Mais savez-vous qu’il est mort à la suite d’un accident de voiture survenu en mars 1931, à Santa Barbara, Californie ? Murnau est alors à un tournant de sa carrière. Il vient de réaliser, avec les plus grandes difficultés, un film en Polynésie, Tabou (il s’est associé au grand documentariste Robert Flaherty avant de se fâcher avec lui, la Fox l’a laissé tomber, etc.). Mais il n’assistera pas à la première de son film. Lui ne téléphone pas en conduisant, mais, au moment de l’accident, il est en train de pratiquer une fellation sur son chauffeur. Est-ce bien sérieux ? Il meurt quelques jours plus tard, le 11 mars. Il n’a que 42 ans. Funeste pipe.
Fatale addiction
Bob Crane (1928-1978) est l’un des premiers disc-jockeys. Sa notoriété naissante lui vaut d’être pressenti, à 33 ans, par Hollywood et plus précisément par la télévision. Il va connaître la célébrité en devenant le personnage principal (le colonel Robert Hogan) d’une série comique vaguement inspirée de Stalag 17 de Billy Wilder, Hogan’s Heroes, qui met en scène des soldats américains prisonniers en Allemagne. Cette série se fera connaître en France sous le titre de Papa Schultz.

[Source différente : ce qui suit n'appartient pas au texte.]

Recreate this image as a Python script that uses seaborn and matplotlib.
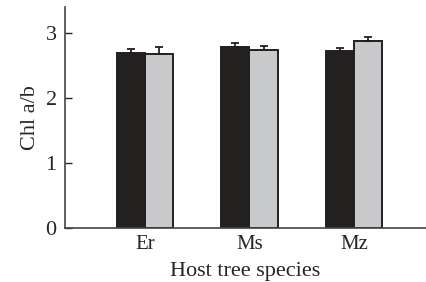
import numpy as np
import pandas as pd
import seaborn as sns
import matplotlib.pyplot as plt

species = ["Er", "Ms", "Mz"]
groups = ["A", "B"]
vals_a = [2.70, 2.79, 2.72]
vals_b = [2.67, 2.74, 2.88]
err_a = [0.055, 0.06, 0.045]
err_b = [0.11, 0.055, 0.065]

df = pd.DataFrame({
    "species": species * 2,
    "group": [groups[0]] * 3 + [groups[1]] * 3,
    "value": vals_a + vals_b,
})
errs = err_a + err_b

sns.set_style("ticks")
plt.rcParams["font.family"] = ["Liberation Serif", "DejaVu Serif"]

fig = plt.figure(figsize=(4.26, 2.82), dpi=100)
ax = fig.add_axes([65 / 426, 54 / 282, 361 / 426, 221 / 282])

sns.barplot(data=df, x="species", y="value", hue="group", order=species,
            hue_order=groups, palette=["#231f20", "#c8c9cb"], width=0.54,
            gap=0, errorbar=None, edgecolor="#231f20", linewidth=1.4,
            legend=False, ax=ax)

bars = [p for p in ax.patches if p.get_height() > 0]
xs = [p.get_x() + p.get_width() / 2 for p in bars]
hs = [p.get_height() for p in bars]
ax.errorbar(xs, hs, yerr=[np.zeros(len(errs)), errs], fmt="none",
            ecolor="#231f20", elinewidth=1.3, capsize=3, capthick=1.3)

ax.set_ylim(0, 3.4)
ax.set_xlim(-0.766, 2.69)
ax.set_yticks([0, 1, 2, 3])
ax.tick_params(axis="y", direction="in", length=5, width=1, labelsize=16, pad=6)
ax.tick_params(axis="x", length=0, labelsize=15, pad=5)
ax.set_xlabel("Host tree species", fontsize=16, labelpad=6)
ax.set_ylabel("Chl a/b", fontsize=16, labelpad=4)
sns.despine(ax=ax)
for s in ["left", "bottom"]:
    ax.spines[s].set_color("#444444")
    ax.spines[s].set_linewidth(1.2)

fig.savefig("out.png", dpi=100)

Bob Crane aussi est mort dans des circonstances troublantes. On le retrouve le 29 juin 1978 dans un motel de l’Arizona, battu à mort et le crâne défoncé avec un trépied de caméra. Quel rapport avec l’extase ? Bob Crane était un addict au sexe. Il disait luimême : “Je ne fume pas. Je ne bois pas. Deux sur trois, c’est pas mal…” Avec l’un de ses amis, John Carpenter (aucun rapport avec le cinéaste), il fut même l’un des premiers à utiliser la vidéo naissante pour tourner des films porno amateurs dont il était le héros. On ne sait toujours pas, aujourd’hui, si sa mort est liée à cette seconde vie. Mais pour quelle autre raison ? L’affaire inspira, là aussi, un cinéaste, Paul Schrader, qui raconte sa frénésie partouzeuse dans l’un de ses films, Autofocus.
Et Claude François ?
Nous aurions bien évidemment pu citer d’autres cas. Certains sont sujets à caution (Attila, roi des Huns au Ve siècle, derrière qui “l’herbe ne repoussait pas”, mort à 58 ans pendant sa nuit de noces avec une princesse de 16 ans ; Pie IV, pape qui prônait le célibat des prêtres au XVIe siècle, mort dans les bras d’une courtisane ; Claude François, chanteur français, mort électrocuté dans son bain, officiellement en revissant une ampoule, officieusement – selon les mauvaises langues –, en jouant avec son sextoy électrique, etc.), d’autres sont encore entre les mains de la justice (comme le cas de ce ponte de TF1 chez qui un membre du cabinet de la ministre de la Culture est mort d’une overdose de stimulants sexuels, en 2008). Mais l’essentiel est fait : vous connaissez désormais les principales recettes permettant de passer de vit à trépas.